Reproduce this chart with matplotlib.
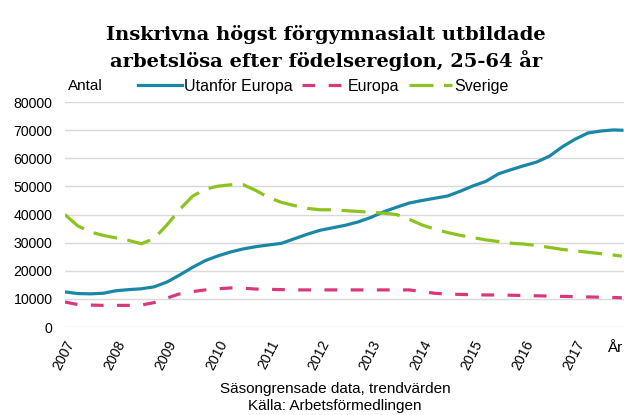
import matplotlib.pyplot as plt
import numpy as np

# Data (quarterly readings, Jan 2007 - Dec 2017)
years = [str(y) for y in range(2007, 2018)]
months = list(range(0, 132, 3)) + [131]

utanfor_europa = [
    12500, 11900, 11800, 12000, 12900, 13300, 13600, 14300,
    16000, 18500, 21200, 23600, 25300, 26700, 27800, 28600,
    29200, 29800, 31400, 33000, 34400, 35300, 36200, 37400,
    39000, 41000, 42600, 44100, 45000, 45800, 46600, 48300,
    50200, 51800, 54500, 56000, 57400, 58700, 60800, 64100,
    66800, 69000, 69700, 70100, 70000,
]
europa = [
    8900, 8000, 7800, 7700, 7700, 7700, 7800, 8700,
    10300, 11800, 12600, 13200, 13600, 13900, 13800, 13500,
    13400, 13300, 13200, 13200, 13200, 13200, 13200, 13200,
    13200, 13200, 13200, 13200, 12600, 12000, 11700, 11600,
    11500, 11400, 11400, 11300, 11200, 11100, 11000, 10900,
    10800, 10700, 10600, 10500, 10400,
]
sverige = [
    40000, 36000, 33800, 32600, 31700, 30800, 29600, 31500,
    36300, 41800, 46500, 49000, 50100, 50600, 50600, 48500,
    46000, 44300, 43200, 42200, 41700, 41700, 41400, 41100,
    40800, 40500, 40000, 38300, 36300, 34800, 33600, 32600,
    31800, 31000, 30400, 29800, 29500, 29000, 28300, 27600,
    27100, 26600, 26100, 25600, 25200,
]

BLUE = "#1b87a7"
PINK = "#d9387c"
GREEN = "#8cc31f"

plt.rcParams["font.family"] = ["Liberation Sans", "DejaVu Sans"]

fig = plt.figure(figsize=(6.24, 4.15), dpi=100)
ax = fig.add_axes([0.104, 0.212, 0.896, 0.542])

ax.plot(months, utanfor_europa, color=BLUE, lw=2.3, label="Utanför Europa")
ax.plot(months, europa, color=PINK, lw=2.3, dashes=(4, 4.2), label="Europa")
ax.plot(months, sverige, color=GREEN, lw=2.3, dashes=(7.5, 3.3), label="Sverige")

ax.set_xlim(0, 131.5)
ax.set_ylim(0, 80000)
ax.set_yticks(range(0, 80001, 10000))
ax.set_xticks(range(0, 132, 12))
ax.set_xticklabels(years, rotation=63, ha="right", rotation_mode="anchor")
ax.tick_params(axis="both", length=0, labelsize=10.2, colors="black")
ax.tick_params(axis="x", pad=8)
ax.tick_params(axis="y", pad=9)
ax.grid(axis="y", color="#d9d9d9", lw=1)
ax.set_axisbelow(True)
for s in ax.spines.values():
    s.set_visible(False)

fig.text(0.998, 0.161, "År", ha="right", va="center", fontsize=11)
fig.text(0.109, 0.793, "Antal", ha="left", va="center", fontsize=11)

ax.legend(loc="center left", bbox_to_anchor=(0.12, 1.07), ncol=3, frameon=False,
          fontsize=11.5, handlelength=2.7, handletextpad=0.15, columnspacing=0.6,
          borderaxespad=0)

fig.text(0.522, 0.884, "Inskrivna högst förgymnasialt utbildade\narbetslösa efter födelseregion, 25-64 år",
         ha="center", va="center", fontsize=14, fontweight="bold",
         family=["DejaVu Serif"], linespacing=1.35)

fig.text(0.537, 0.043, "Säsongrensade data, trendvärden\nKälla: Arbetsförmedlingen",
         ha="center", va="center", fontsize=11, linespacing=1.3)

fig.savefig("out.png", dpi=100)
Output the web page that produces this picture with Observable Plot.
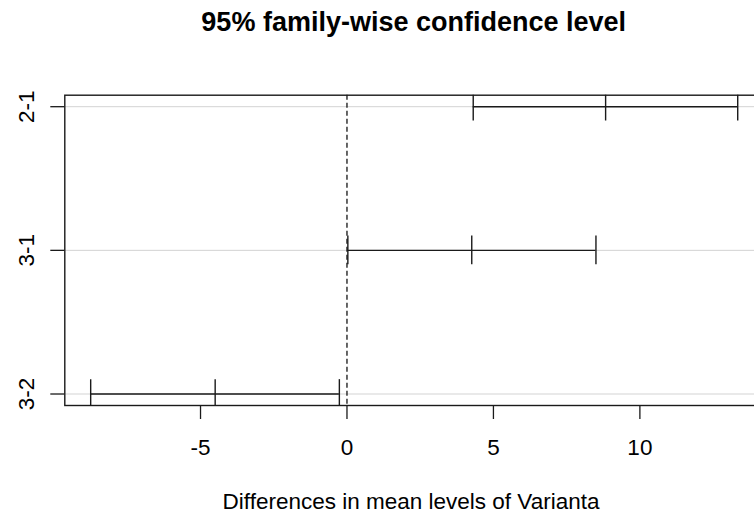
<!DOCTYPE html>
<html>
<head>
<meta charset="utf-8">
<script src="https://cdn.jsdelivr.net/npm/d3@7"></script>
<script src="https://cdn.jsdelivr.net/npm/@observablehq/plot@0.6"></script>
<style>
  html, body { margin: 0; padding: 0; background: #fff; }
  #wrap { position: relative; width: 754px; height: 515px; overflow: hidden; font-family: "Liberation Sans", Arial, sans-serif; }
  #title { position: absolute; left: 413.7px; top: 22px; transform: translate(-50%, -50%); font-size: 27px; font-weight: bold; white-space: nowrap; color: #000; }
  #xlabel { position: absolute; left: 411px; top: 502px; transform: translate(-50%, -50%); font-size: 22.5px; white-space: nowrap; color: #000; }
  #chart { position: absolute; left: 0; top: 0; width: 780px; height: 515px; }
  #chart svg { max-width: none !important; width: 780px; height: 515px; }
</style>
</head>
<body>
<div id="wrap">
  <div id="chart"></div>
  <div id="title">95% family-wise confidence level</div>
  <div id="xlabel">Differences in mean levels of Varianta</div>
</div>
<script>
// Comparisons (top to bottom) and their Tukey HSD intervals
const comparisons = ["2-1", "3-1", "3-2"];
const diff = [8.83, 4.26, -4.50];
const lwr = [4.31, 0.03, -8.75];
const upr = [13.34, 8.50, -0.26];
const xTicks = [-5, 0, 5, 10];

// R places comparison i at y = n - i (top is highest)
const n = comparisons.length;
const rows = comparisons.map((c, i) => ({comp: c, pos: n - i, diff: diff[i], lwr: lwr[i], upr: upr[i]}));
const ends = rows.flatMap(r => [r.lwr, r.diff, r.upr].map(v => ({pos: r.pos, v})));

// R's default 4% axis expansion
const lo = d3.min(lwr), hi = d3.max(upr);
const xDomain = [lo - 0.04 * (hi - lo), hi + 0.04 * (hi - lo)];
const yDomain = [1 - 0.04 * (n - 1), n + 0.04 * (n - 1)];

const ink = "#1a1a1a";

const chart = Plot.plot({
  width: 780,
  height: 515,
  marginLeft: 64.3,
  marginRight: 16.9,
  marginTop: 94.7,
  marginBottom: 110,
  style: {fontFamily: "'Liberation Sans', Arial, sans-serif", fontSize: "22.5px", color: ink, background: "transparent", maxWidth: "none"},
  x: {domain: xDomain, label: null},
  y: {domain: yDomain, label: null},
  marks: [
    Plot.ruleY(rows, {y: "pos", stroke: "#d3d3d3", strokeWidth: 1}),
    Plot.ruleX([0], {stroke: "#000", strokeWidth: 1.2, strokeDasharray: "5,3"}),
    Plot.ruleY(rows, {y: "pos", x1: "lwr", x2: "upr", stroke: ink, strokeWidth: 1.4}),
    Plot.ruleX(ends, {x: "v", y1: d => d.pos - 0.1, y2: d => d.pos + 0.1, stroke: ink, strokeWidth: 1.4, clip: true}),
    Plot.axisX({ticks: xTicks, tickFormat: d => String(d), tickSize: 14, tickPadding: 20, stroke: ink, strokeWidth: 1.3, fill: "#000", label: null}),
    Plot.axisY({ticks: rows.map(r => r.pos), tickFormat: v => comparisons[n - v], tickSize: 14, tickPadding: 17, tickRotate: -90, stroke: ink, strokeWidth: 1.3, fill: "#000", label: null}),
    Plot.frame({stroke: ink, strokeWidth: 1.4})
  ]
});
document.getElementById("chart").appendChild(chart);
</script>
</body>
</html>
────────────────
Write the listing above out again exactly, dropping each image.

Reproduce this chart with matplotlib.
import matplotlib.pyplot as plt
import numpy as np

# Data (quarterly readings, Jan 2007 - Dec 2017)
years = [str(y) for y in range(2007, 2018)]
months = list(range(0, 132, 3)) + [131]

utanfor_europa = [
    12500, 11900, 11800, 12000, 12900, 13300, 13600, 14300,
    16000, 18500, 21200, 23600, 25300, 26700, 27800, 28600,
    29200, 29800, 31400, 33000, 34400, 35300, 36200, 37400,
    39000, 41000, 42600, 44100, 45000, 45800, 46600, 48300,
    50200, 51800, 54500, 56000, 57400, 58700, 60800, 64100,
    66800, 69000, 69700, 70100, 70000,
]
europa = [
    8900, 8000, 7800, 7700, 7700, 7700, 7800, 8700,
    10300, 11800, 12600, 13200, 13600, 13900, 13800, 13500,
    13400, 13300, 13200, 13200, 13200, 13200, 13200, 13200,
    13200, 13200, 13200, 13200, 12600, 12000, 11700, 11600,
    11500, 11400, 11400, 11300, 11200, 11100, 11000, 10900,
    10800, 10700, 10600, 10500, 10400,
]
sverige = [
    40000, 36000, 33800, 32600, 31700, 30800, 29600, 31500,
    36300, 41800, 46500, 49000, 50100, 50600, 50600, 48500,
    46000, 44300, 43200, 42200, 41700, 41700, 41400, 41100,
    40800, 40500, 40000, 38300, 36300, 34800, 33600, 32600,
    31800, 31000, 30400, 29800, 29500, 29000, 28300, 27600,
    27100, 26600, 26100, 25600, 25200,
]

BLUE = "#1b87a7"
PINK = "#d9387c"
GREEN = "#8cc31f"

plt.rcParams["font.family"] = ["Liberation Sans", "DejaVu Sans"]

fig = plt.figure(figsize=(6.24, 4.15), dpi=100)
ax = fig.add_axes([0.104, 0.212, 0.896, 0.542])

ax.plot(months, utanfor_europa, color=BLUE, lw=2.3, label="Utanför Europa")
ax.plot(months, europa, color=PINK, lw=2.3, dashes=(4, 4.2), label="Europa")
ax.plot(months, sverige, color=GREEN, lw=2.3, dashes=(7.5, 3.3), label="Sverige")

ax.set_xlim(0, 131.5)
ax.set_ylim(0, 80000)
ax.set_yticks(range(0, 80001, 10000))
ax.set_xticks(range(0, 132, 12))
ax.set_xticklabels(years, rotation=63, ha="right", rotation_mode="anchor")
ax.tick_params(axis="both", length=0, labelsize=10.2, colors="black")
ax.tick_params(axis="x", pad=8)
ax.tick_params(axis="y", pad=9)
ax.grid(axis="y", color="#d9d9d9", lw=1)
ax.set_axisbelow(True)
for s in ax.spines.values():
    s.set_visible(False)

fig.text(0.998, 0.161, "År", ha="right", va="center", fontsize=11)
fig.text(0.109, 0.793, "Antal", ha="left", va="center", fontsize=11)

ax.legend(loc="center left", bbox_to_anchor=(0.12, 1.07), ncol=3, frameon=False,
          fontsize=11.5, handlelength=2.7, handletextpad=0.15, columnspacing=0.6,
          borderaxespad=0)

fig.text(0.522, 0.884, "Inskrivna högst förgymnasialt utbildade\narbetslösa efter födelseregion, 25-64 år",
         ha="center", va="center", fontsize=14, fontweight="bold",
         family=["DejaVu Serif"], linespacing=1.35)

fig.text(0.537, 0.043, "Säsongrensade data, trendvärden\nKälla: Arbetsförmedlingen",
         ha="center", va="center", fontsize=11, linespacing=1.3)

fig.savefig("out.png", dpi=100)
Output the web page that produces this picture with Observable Plot.
<!DOCTYPE html>
<html>
<head>
<meta charset="utf-8">
<script src="https://cdn.jsdelivr.net/npm/d3@7"></script>
<script src="https://cdn.jsdelivr.net/npm/@observablehq/plot@0.6"></script>
<style>
  html, body { margin: 0; padding: 0; background: #fff; }
  #wrap { position: relative; width: 754px; height: 515px; overflow: hidden; font-family: "Liberation Sans", Arial, sans-serif; }
  #title { position: absolute; left: 413.7px; top: 22px; transform: translate(-50%, -50%); font-size: 27px; font-weight: bold; white-space: nowrap; color: #000; }
  #xlabel { position: absolute; left: 411px; top: 502px; transform: translate(-50%, -50%); font-size: 22.5px; white-space: nowrap; color: #000; }
  #chart { position: absolute; left: 0; top: 0; width: 780px; height: 515px; }
  #chart svg { max-width: none !important; width: 780px; height: 515px; }
</style>
</head>
<body>
<div id="wrap">
  <div id="chart"></div>
  <div id="title">95% family-wise confidence level</div>
  <div id="xlabel">Differences in mean levels of Varianta</div>
</div>
<script>
// Comparisons (top to bottom) and their Tukey HSD intervals
const comparisons = ["2-1", "3-1", "3-2"];
const diff = [8.83, 4.26, -4.50];
const lwr = [4.31, 0.03, -8.75];
const upr = [13.34, 8.50, -0.26];
const xTicks = [-5, 0, 5, 10];

// R places comparison i at y = n - i (top is highest)
const n = comparisons.length;
const rows = comparisons.map((c, i) => ({comp: c, pos: n - i, diff: diff[i], lwr: lwr[i], upr: upr[i]}));
const ends = rows.flatMap(r => [r.lwr, r.diff, r.upr].map(v => ({pos: r.pos, v})));

// R's default 4% axis expansion
const lo = d3.min(lwr), hi = d3.max(upr);
const xDomain = [lo - 0.04 * (hi - lo), hi + 0.04 * (hi - lo)];
const yDomain = [1 - 0.04 * (n - 1), n + 0.04 * (n - 1)];

const ink = "#1a1a1a";

const chart = Plot.plot({
  width: 780,
  height: 515,
  marginLeft: 64.3,
  marginRight: 16.9,
  marginTop: 94.7,
  marginBottom: 110,
  style: {fontFamily: "'Liberation Sans', Arial, sans-serif", fontSize: "22.5px", color: ink, background: "transparent", maxWidth: "none"},
  x: {domain: xDomain, label: null},
  y: {domain: yDomain, label: null},
  marks: [
    Plot.ruleY(rows, {y: "pos", stroke: "#d3d3d3", strokeWidth: 1}),
    Plot.ruleX([0], {stroke: "#000", strokeWidth: 1.2, strokeDasharray: "5,3"}),
    Plot.ruleY(rows, {y: "pos", x1: "lwr", x2: "upr", stroke: ink, strokeWidth: 1.4}),
    Plot.ruleX(ends, {x: "v", y1: d => d.pos - 0.1, y2: d => d.pos + 0.1, stroke: ink, strokeWidth: 1.4, clip: true}),
    Plot.axisX({ticks: xTicks, tickFormat: d => String(d), tickSize: 14, tickPadding: 20, stroke: ink, strokeWidth: 1.3, fill: "#000", label: null}),
    Plot.axisY({ticks: rows.map(r => r.pos), tickFormat: v => comparisons[n - v], tickSize: 14, tickPadding: 17, tickRotate: -90, stroke: ink, strokeWidth: 1.3, fill: "#000", label: null}),
    Plot.frame({stroke: ink, strokeWidth: 1.4})
  ]
});
document.getElementById("chart").appendChild(chart);
</script>
</body>
</html>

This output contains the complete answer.